Who It Suits

Boxing suits people who like focused training, rhythm, footwork, coordination, and measurable conditioning. It can be practised as fitness, technical pad work, bag work, or supervised sparring, but beginners should treat safety and coaching as part of the hobby.

Getting Started

Start with a beginner class or reputable coach if possible. Learn stance, guard, footwork, straight punches, breathing, and how to wrap your hands before adding power.

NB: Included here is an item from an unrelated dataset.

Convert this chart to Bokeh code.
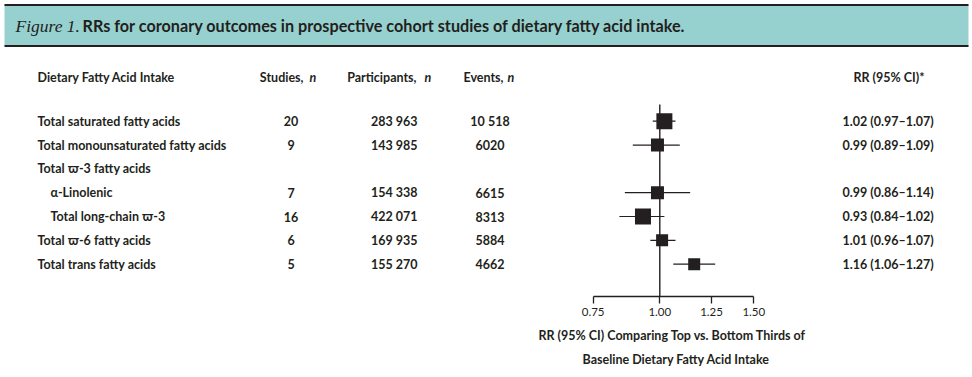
import math
from bokeh.plotting import figure
from bokeh.models import Range1d, FixedTicker, NumeralTickFormatter, ColumnDataSource, LinearScale, Title
from bokeh.core.properties import value
from bokeh.embed import file_html
from bokeh.resources import INLINE

# ---------------- data ----------------
labels = ["Total saturated fatty acids", "Total monounsaturated fatty acids",
          "Total \u03d6-3 fatty acids", "\u03b1-Linolenic", "Total long-chain \u03d6-3",
          "Total \u03d6-6 fatty acids", "Total trans fatty acids"]
indent = [0, 0, 0, 1, 1, 0, 0]
studies = ["20", "9", "", "7", "16", "6", "5"]
participants = ["283 963", "143 985", "", "154 338", "422 071", "169 935", "155 270"]
events = ["10 518", "6020", "", "6615", "8313", "5884", "4662"]
rr = [1.02, 0.99, None, 0.99, 0.93, 1.01, 1.16]
ci_low = [0.97, 0.89, None, 0.86, 0.84, 0.96, 1.06]
ci_high = [1.07, 1.09, None, 1.14, 1.02, 1.07, 1.27]
weight_px = [16, 13, None, 13, 16, 12, 12]   # square size (study weight)
ticks = [0.75, 1.00, 1.25, 1.50]

title_fig = "Figure 1."
title_rest = "RRs for coronary outcomes in prospective cohort studies of dietary fatty acid intake."
xlabel1 = "RR (95% CI) Comparing Top vs. Bottom Thirds of"
xlabel2 = "Baseline Dietary Fatty Acid Intake"

# ---------------- layout constants ----------------
W, H = 972, 377
AXIS_Y = 296                 # pixel row of the x axis line
PX_PER_LN = 231.7            # log-scale pixels per ln-unit
X_ONE = 659.3                # pixel position of RR = 1
ROW0, ROW_STEP = 120.7, 23.83
INK = "#231f20"
TEAL = "#96d1cf"
SANS = "Lato"
FS = "12.5px"

def prow(py):
    return (py - ROW0) / ROW_STEP

xlo = math.exp(-X_ONE / PX_PER_LN)
xhi = math.exp((W - X_ONE) / PX_PER_LN)

p = figure(width=W, height=H, x_axis_type="log", y_axis_location=None,
           x_range=Range1d(xlo, xhi), y_range=Range1d(prow(AXIS_Y), prow(0)),
           output_backend="svg", toolbar_location=None,
           min_border_left=0, min_border_right=0, min_border_top=0,
           min_border_bottom=H - AXIS_Y)
p.extra_x_ranges = {"px": Range1d(0, W)}
p.extra_x_scales = {"px": LinearScale()}
p.extra_y_ranges = {"py": Range1d(AXIS_Y, 0)}
p.extra_y_scales = {"py": LinearScale()}
p.grid.visible = False
p.outline_line_color = None
p.background_fill_color = "white"
p.border_fill_color = "white"

# ---------- title band ----------
p.quad(left=[4], right=[968], top=[4.5], bottom=[45.5], x_range_name="px", y_range_name="py",
       fill_color=TEAL, line_color=None)
p.segment(x0=[4, 4], x1=[968, 968], y0=[4.5, 45.5], y1=[4.5, 45.5], x_range_name="px",
          y_range_name="py", line_color=INK, line_width=2)
p.text(x=[15], y=[25], text=[title_fig], x_range_name="px", y_range_name="py",
       text_font=value("Liberation Serif"), text_font_style="italic", text_font_size="17.5px",
       text_color=INK, text_baseline="middle", text_align="left")
p.text(x=[82], y=[25], text=[title_rest], x_range_name="px", y_range_name="py",
       text_font=value(SANS), text_font_style="bold", text_font_size="16.2px",
       text_color=INK, text_baseline="middle", text_align="left")

# ---------- headers ----------
hy = 76.7
def htext(x, t, align="left", italic=False):
    p.text(x=[x], y=[hy], text=[t], x_range_name="px", y_range_name="py",
           text_font=value(SANS), text_font_style="bold italic" if italic else "bold",
           text_font_size=FS, text_color=INK, text_baseline="middle", text_align=align)

htext(37, "Dietary Fatty Acid Intake")
htext(303, "Studies,", "right"); htext(309, "n", italic=True)
htext(416, "Participants,", "right"); htext(424, "n", italic=True)
htext(503, "Events,", "right"); htext(507, "n", italic=True)
htext(853, "RR (95% CI)*")

# ---------- table rows ----------
rows = list(range(len(labels)))
rr_text = [("%.2f (%.2f\u2013%.2f)" % (a, b, c)) if a is not None else ""
           for a, b, c in zip(rr, ci_low, ci_high)]
src = ColumnDataSource(dict(
    row=rows, label=labels, lx=[37 + 13 * i for i in indent],
    studies=studies, participants=participants, events=events, rrt=rr_text,
    sx=[290.5] * len(rows), px_=[393.7] * len(rows), ex=[489.5] * len(rows), rx=[842] * len(rows)))

common = dict(source=src, x_range_name="px", text_font=value(SANS), text_font_style="bold",
              text_font_size=FS, text_color=INK, text_baseline="middle")
p.text(x="lx", y="row", text="label", text_align="left", **common)
p.text(x="sx", y="row", text="studies", text_align="center", **common)
p.text(x="px_", y="row", text="participants", text_align="center", **common)
p.text(x="ex", y="row", text="events", text_align="center", **common)
p.text(x="rx", y="row", text="rrt", text_align="left", **common)

# ---------- forest ----------
fr = [i for i in rows if rr[i] is not None]
fsrc = ColumnDataSource(dict(
    row=fr, rr=[rr[i] for i in fr], lo=[ci_low[i] for i in fr], hi=[ci_high[i] for i in fr],
    sz=[weight_px[i] for i in fr]))
# reference line at RR = 1
p.segment(x0=[1.0], x1=[1.0], y0=[prow(104)], y1=[prow(AXIS_Y)], line_color=INK, line_width=1.4)
p.segment(x0="lo", x1="hi", y0="row", y1="row", source=fsrc, line_color=INK, line_width=1.2)
p.rect(x="rr", y="row", width="sz", height="sz", width_units="screen", height_units="screen",
       source=fsrc, fill_color=INK, line_color=None)

# ---------- x axis ----------
ax = p.xaxis[0]
ax.ticker = FixedTicker(ticks=ticks)
ax.formatter = NumeralTickFormatter(format="0.00")
ax.bounds = (ticks[0], ticks[-1])
ax.axis_line_color = INK
ax.axis_line_width = 1.3
ax.major_tick_line_color = INK
ax.major_tick_line_width = 1.3
ax.major_tick_in = 0
ax.major_tick_out = 7
ax.minor_tick_line_color = None
ax.major_label_standoff = 4
ax.major_label_text_font = SANS
ax.major_label_text_font_size = "11.5px"
ax.major_label_text_color = INK

# axis title (two lines) as below-panel titles, left-aligned with pixel offsets
for t, off, so in [(xlabel1, 538, 14), (xlabel2, 582, 0)]:
    p.add_layout(Title(text=t, align="left", offset=off, standoff=so,
                       text_font=SANS, text_font_style="bold", text_font_size=FS,
                       text_color=INK), "below")

open("out.html", "w").write(file_html(p, INLINE))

Fitness boxing and non-contact classes are good entries if you want training without sparring.

Basic Gear

  • Hand wraps.
  • Boxing gloves.
  • Comfortable training clothing.
  • Supportive trainers.
  • Water bottle.
  • Skipping rope if useful.
  • Mouthguard only if supervised sparring is part of the plan.

First Session

Take a beginner class, or practise stance, guard, light shadowboxing, and simple footwork for a short session. Keep punches relaxed and controlled. The first goal is coordination, not hitting hard.

First Month

Train one to three times a week depending on recovery. Repeat stance, jab, cross, basic defence, and movement drills. Add bag work slowly and ask for form feedback before increasing intensity.

Costs

Boxing has a moderate setup cost if you buy gloves, wraps, classes, and gym access. Costs rise with private coaching, sparring gear, specialist shoes, bags, and club fees.

Space Needed

Shadowboxing needs only a clear floor area. Bag work needs a gym, mounted bag, or freestanding bag with enough room around it. Sparring belongs in a supervised gym.

Solo or Social

Boxing can be solo for conditioning and drills, but coaching improves safety and progress. Classes, clubs, pad partners, and structured gyms make the hobby more social.

Common Mistakes

  • Punching hard before learning alignment.
  • Skipping hand wraps.
  • Holding the breath.
  • Dropping the guard after every punch.
  • Treating sparring as beginner fitness.

Safety / Accessibility

Wrist strain, shoulder irritation, head contact, fatigue, and overtraining are common concerns. Use wraps, warm up, learn technique, avoid unsupervised sparring, and choose non-contact boxing, seated boxing, slower drills, or adaptive classes when useful.

Where It Can Go

Boxing can lead toward fitness boxing, amateur boxing, coaching, refereeing, strength training, martial arts, jump rope, sports photography, or disciplined solo conditioning.

Running, bodybuilding, basketball, yoga, dance, meditation, journaling, and photography all sit nearby.